→ RECORD SET
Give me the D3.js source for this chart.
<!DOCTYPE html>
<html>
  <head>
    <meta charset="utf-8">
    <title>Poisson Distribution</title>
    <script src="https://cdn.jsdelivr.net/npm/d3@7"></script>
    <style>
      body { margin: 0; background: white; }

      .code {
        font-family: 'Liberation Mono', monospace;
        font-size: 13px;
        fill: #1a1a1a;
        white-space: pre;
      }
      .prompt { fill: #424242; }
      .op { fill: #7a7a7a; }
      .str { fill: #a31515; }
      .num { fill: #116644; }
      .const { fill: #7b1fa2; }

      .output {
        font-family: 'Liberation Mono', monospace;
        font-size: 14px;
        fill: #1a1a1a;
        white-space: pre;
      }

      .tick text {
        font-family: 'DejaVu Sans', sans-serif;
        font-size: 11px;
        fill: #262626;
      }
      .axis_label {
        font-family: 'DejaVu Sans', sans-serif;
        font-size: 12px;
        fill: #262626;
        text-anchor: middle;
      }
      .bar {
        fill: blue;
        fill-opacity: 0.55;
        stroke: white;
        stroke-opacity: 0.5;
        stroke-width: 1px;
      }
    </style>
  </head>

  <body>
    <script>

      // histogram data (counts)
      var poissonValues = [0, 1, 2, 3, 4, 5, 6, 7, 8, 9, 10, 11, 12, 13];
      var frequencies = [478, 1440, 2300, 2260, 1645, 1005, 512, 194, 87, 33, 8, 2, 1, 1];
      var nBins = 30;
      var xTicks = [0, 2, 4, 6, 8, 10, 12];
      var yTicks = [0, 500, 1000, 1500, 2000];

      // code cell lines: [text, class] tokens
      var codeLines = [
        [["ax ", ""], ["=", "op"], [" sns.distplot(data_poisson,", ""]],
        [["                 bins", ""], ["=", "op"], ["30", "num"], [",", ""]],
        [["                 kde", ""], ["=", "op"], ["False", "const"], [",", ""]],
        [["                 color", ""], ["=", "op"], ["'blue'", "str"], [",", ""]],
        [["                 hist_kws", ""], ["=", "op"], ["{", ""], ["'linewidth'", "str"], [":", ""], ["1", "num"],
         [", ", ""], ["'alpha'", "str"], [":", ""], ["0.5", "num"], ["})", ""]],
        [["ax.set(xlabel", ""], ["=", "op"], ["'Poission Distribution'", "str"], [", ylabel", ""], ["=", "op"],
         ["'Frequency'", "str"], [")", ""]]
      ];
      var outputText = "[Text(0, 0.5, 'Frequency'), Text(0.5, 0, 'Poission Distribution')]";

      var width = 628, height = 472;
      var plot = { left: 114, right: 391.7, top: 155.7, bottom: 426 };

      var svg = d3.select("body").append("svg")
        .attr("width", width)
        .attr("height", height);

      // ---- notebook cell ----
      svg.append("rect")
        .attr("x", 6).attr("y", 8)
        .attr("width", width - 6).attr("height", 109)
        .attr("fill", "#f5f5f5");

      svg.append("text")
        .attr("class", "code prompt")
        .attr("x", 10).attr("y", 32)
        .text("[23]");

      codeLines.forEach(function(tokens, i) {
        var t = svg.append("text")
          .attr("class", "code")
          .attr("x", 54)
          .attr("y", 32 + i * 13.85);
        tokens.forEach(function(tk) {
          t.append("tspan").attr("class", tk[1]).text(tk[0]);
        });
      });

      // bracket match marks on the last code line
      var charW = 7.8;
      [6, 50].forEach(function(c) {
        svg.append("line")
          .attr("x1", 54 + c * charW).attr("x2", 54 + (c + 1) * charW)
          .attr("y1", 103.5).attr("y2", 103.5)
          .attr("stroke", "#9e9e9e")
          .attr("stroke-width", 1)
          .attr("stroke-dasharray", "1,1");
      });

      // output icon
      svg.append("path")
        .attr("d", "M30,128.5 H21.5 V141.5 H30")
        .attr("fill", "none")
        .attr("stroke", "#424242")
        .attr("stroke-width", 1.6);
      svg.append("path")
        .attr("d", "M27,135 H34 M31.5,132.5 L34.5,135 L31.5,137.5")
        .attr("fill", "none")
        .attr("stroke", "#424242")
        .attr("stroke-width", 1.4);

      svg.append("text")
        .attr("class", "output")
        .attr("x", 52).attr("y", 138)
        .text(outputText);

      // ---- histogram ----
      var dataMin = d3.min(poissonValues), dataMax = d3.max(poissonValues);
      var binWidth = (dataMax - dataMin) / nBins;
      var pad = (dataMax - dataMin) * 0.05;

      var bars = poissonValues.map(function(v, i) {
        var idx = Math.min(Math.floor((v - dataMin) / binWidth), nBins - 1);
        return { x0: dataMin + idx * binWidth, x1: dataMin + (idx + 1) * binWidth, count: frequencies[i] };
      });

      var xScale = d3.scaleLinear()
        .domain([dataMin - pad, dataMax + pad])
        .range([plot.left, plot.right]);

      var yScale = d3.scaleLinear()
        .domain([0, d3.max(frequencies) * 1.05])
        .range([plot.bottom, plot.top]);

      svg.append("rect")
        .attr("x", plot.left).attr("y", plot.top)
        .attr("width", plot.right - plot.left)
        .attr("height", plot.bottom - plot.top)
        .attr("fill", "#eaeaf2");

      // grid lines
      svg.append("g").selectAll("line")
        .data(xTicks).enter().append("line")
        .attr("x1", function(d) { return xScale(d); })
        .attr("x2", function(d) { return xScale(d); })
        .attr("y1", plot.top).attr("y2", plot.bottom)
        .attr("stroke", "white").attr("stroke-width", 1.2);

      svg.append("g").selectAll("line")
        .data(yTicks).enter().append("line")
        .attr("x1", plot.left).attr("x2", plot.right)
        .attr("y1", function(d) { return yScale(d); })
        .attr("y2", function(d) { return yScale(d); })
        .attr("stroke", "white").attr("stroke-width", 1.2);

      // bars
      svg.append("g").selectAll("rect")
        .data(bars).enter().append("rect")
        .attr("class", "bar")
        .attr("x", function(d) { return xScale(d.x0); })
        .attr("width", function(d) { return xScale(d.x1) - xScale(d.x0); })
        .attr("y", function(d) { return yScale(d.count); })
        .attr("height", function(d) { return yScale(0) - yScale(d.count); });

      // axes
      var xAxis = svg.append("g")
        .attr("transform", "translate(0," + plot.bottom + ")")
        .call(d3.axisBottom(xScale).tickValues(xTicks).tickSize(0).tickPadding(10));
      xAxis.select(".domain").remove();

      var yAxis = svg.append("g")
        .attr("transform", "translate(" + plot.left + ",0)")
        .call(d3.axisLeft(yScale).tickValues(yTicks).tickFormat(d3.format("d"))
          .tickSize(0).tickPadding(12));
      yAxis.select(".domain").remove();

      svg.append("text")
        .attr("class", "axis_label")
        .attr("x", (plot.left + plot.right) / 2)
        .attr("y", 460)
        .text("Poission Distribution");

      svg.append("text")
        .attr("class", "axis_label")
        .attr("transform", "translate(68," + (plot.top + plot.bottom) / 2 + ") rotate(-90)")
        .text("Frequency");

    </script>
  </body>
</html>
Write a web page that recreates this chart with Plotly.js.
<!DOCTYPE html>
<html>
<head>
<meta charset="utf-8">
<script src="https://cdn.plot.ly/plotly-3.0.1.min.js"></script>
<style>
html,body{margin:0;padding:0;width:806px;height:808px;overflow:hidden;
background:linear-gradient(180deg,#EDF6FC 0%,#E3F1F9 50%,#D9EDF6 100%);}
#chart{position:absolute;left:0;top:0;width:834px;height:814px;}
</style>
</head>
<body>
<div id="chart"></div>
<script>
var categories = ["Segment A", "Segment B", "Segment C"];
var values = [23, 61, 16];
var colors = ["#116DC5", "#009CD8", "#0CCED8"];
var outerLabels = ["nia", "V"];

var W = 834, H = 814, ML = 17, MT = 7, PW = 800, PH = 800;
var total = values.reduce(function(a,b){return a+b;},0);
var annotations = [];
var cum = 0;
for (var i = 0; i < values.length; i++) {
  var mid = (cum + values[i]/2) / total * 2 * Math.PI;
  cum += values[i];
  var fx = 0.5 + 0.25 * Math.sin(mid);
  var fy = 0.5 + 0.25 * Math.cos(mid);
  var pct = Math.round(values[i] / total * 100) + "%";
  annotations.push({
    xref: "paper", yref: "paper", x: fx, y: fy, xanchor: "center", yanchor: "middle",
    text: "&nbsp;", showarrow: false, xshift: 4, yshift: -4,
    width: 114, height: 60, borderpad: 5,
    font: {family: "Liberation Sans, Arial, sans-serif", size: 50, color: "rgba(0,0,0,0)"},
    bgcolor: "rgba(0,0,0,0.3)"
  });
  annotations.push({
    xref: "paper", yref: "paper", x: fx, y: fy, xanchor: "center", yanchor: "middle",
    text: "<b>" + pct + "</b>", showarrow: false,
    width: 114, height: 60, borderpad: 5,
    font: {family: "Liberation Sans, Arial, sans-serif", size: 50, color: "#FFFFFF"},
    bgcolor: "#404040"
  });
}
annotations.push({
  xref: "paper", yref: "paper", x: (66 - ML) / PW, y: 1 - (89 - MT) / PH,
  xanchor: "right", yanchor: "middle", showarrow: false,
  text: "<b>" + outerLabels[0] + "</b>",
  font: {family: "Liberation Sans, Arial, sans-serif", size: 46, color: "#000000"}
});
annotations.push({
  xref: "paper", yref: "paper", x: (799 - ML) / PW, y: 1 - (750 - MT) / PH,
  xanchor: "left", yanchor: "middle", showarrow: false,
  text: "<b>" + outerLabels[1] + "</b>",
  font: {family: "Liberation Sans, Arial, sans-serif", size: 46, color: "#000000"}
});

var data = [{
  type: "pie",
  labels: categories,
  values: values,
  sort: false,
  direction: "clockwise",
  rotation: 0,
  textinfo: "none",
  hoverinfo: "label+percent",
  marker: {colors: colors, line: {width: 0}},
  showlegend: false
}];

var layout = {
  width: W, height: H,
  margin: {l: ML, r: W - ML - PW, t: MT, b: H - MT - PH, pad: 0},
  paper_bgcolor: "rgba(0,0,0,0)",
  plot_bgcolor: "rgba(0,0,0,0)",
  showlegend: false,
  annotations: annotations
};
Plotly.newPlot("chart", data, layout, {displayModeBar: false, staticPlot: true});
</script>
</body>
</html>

→ WORK TO DO
Please copy exactly the lines from the first line of the records above through the line containing "0; background: white;", including both, and nothing more.

→ EXERCISE RESPONSE
Give me the D3.js source for this chart.
<!DOCTYPE html>
<html>
  <head>
    <meta charset="utf-8">
    <title>Poisson Distribution</title>
    <script src="https://cdn.jsdelivr.net/npm/d3@7"></script>
    <style>
      body { margin: 0; background: white; }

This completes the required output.